Emergent Mind

A Generalization of Wirtinger Flow for Exact Interferometric Inversion

(1901.03940)
Published Jan 13, 2019 in eess.SP , cs.IT , and math.IT

Abstract

Interferometric inversion involves recovery of a signal from cross-correlations of its linear transformations. A close relative of interferometric inversion is the generalized phase retrieval problem, which consists of recovering a signal from the auto-correlations of its linear transformations. Recently, significant advancements have been made in phase retrieval methods despite the ill-posed, and non-convex nature of the problem. One such method is Wirtinger Flow (WF), a non-convex optimization framework that provides high probability guarantees of exact recovery under certain measurement models, such as coded diffraction patterns, and Gaussian sampling vectors.

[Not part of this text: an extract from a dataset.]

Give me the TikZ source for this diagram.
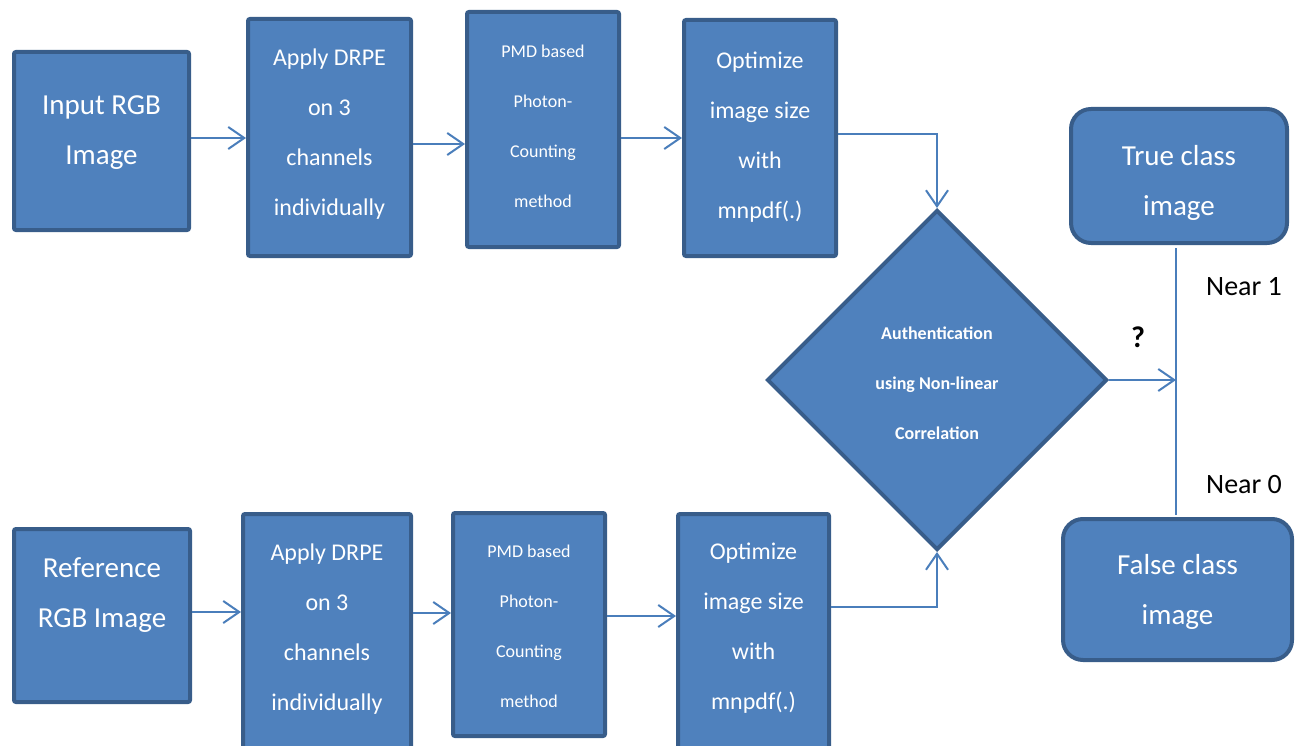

In this paper, we develop a generalization of WF for interferometric inversion, which we refer to as Generalized Wirtinger Flow (GWF). GWF theory extends the probabilistic exact recovery results of WF to arbitrary measurement models characterized in the equivalent lifted problem, hence covers a larger class of measurement models. Our framework unifies the theory of low rank matrix recovery (LRMR) and the non-convex optimization approach of WF, thereby establishes theoretical advantages of the non-convex approach over LRMR. We identify a new sufficient condition on the lifted forward model that directly implies exact recovery conditions of standard WF. This condition is less stringent than those of LRMR, which is the state of the art approach for exact interferometric inversion. We establish our sufficient condition for the cross-correlations of linear measurements collected by complex Gaussian sampling vectors, and show that the exact recovery conditions of standard WF imply our sufficient condition. As a result, the regularity condition of WF becomes redundant in solving the interferometric inversion problem. Finally, we demonstrate the effectiveness of GWF numerically in a deterministic multi-static radar imaging scenario.